MORNING LIGHT GLISTENS over the vast Ruth Glacier. It’s our last full day of the course. Beth calls us to attention. “OK ladies, let’s get roped up.” A few minutes later, we are all clipped in to our rope and traversing across a glacier. It’s slow going–one snowshoe in front of the other. The air feels crisp on my nose, the only part of my body that is exposed. I focus on matching the pace of the person in front of me and keeping the rope in front of me looking like a smiley face–where it’s not dragging and it’s barely touching the snow.

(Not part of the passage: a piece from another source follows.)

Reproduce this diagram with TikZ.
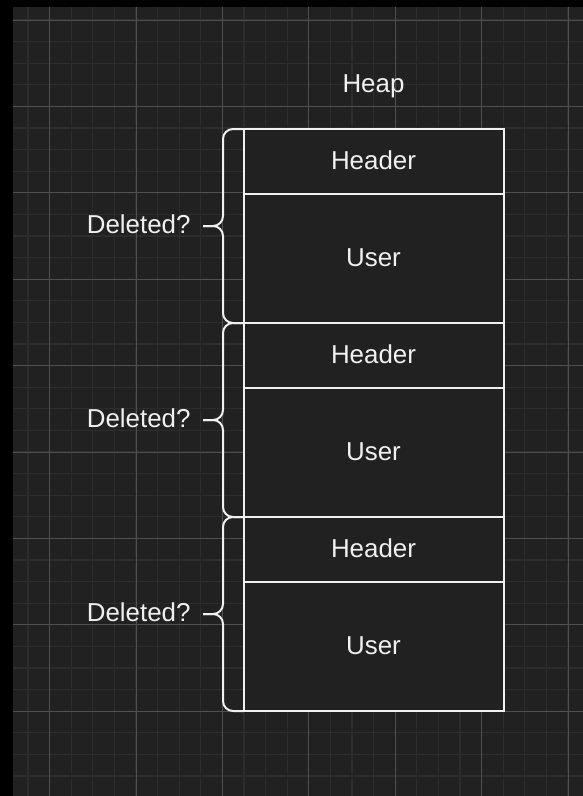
\documentclass[tikz,border=0pt]{standalone}
\usepackage{fontspec}
\setmainfont{Liberation Sans}
\usetikzlibrary{calc}
\definecolor{bgc}{HTML}{212121}
\definecolor{minorc}{HTML}{2C2C2C}
\definecolor{majorc}{HTML}{505050}
\definecolor{fgc}{HTML}{F0F0F0}
\tikzset{
  lbl/.style={text=fgc, inner sep=0pt, outer sep=0pt, font=\fontsize{25.9}{30}\selectfont, text height=18.7pt, text depth=3pt},
  cell/.style={lbl, draw=fgc, line width=2pt, fill=bgc, minimum width=260pt},
  hdr/.style={cell, minimum height=64.67pt},
  usr/.style={cell, minimum height=129.33pt},
  brace/.style={draw=fgc, line width=2pt, rounded corners=10pt},
}
\begin{document}
\begin{tikzpicture}[x=1pt,y=-1pt]
\useasboundingbox (0,0) rectangle (583,796);
\fill[black] (0,0) rectangle (583,796);
\fill[bgc] (13,7) rectangle (583,796);
\begin{scope}
\clip (13,7) rectangle (583,796);
\foreach \i in {0,...,26} \draw[minorc, line width=1.2pt] ({28+21.6*\i},7) -- ({28+21.6*\i},796);
\foreach \i in {0,...,35} \draw[minorc, line width=1.2pt] (13,{20+21.6*\i}) -- (583,{20+21.6*\i});
\foreach \i in {0,...,6} \draw[majorc, line width=1pt] ({49.6+86.4*\i},7) -- ({49.6+86.4*\i},796);
\foreach \i in {0,...,8} \draw[majorc, line width=1pt] (13,{20+86.4*\i}) -- (583,{20+86.4*\i});
\end{scope}

\node[lbl] (heap) at (373.5,84.5) {Heap};

\node[hdr] (h1) at (373.5,{129+32.33}) {Header};
\node[usr, anchor=north] (u1) at (h1.south) {User};
\node[hdr, anchor=north] (h2) at (u1.south) {Header};
\node[usr, anchor=north] (u2) at (h2.south) {User};
\node[hdr, anchor=north] (h3) at (u2.south) {Header};
\node[usr, anchor=north] (u3) at (h3.south) {User};

\foreach \k in {1,2,3}{
  \coordinate (m\k) at ($(h\k.north west)!0.5!(u\k.south west)$);
  \draw[brace] (h\k.north west) -- ++(-20.5,0) |- ($(m\k)+(-40.5,0)$);
  \draw[brace] (u\k.south west) -- ++(-20.5,0) |- ($(m\k)+(-40.5,0)$);
  \node[lbl, anchor=east] (d\k) at ($(m\k)+(-53,0)$) {Deleted?};
}
\end{tikzpicture}
\end{document}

A few times, I need to remind myself just to glance around me. I’m still surrounded by endless mountains, but I’ve begun to notice how the contours of each one are unique. I feel an intense gratitude for simply being on this glacier. A dozen more peaks emerge on the horizon. The sky is an azure color, like the warm, jewel-toned waters of the Caribbean, and the snow is a dazzling white. I want to jump for joy, but I can’t. I’m part of a rope team, and I have snowshoes strapped onto my feet. The thought makes me giggle, and an image of my mother flashes through my mind.
My son’s fourth birthday party, and my partner and I had rented a bounce house for the backyard. The doorbell rings and my mother and father appear holding a pirate cake and presents. She gives me a warm hug and kiss and calls for her grandson. He runs straight into her arms. He won’t go in the bounce house without my mother, so he grabs her hands and leads her inside. I double over laughing as I watch them become a frenzied blur of synchronized motion. Beads of sweat run down their flushed faces. She’s laughing, too–a roaring, boisterous laugh that brings tears to her eyes.
As I set one foot in front of the other, the monotonous rhythm lulls me deeper into reveries. I see a lonely girl in her bedroom lying on her bed, reading and dreaming. A chaos of noise bursts outside the plain wooden door covered with stickers of rock bands and clippings of favorite movies. Her parents are fighting–again. On windy nights, while everyone is asleep, she sneaks into the backyard to stare at the sky and listen to the melodic rustling of the leaves on the orange tree. She wishes that she could step inside her books, into remote lands filled with stories of adventure and brash heroes and heroines overcoming adversity with aplomb.
Ahead of me, now, the orange dots of our base camp appear. The light is fading. I’m fulfilling a promise made to myself years ago that I would abandon the fear and hesitation of my past, that I would consciously jump into the pool of life with no regrets and swim with my goggles off and eyes wide open. Snow crunches beneath my boots, and I look down to where they are surrounded by tiny yellow diamonds, glistening in the sun. The lead on our team calls for us to stop and I reiterate her command. My voice rings out, strong and clear as crystal, soaring across the glacier and into the coming night.
–Ana Beatriz Cholo, Los Angeles, California
After four years in the US Navy, Ana Beatriz Cholo became a news reporter for the Los Angeles Times, Chicago Tribune and the Associated Press. A single mom of three, she’s a writer, diversity advocate and volunteer for Latino Outdoors, a national nonprofit. She dreams of climbing rock and snow around the world.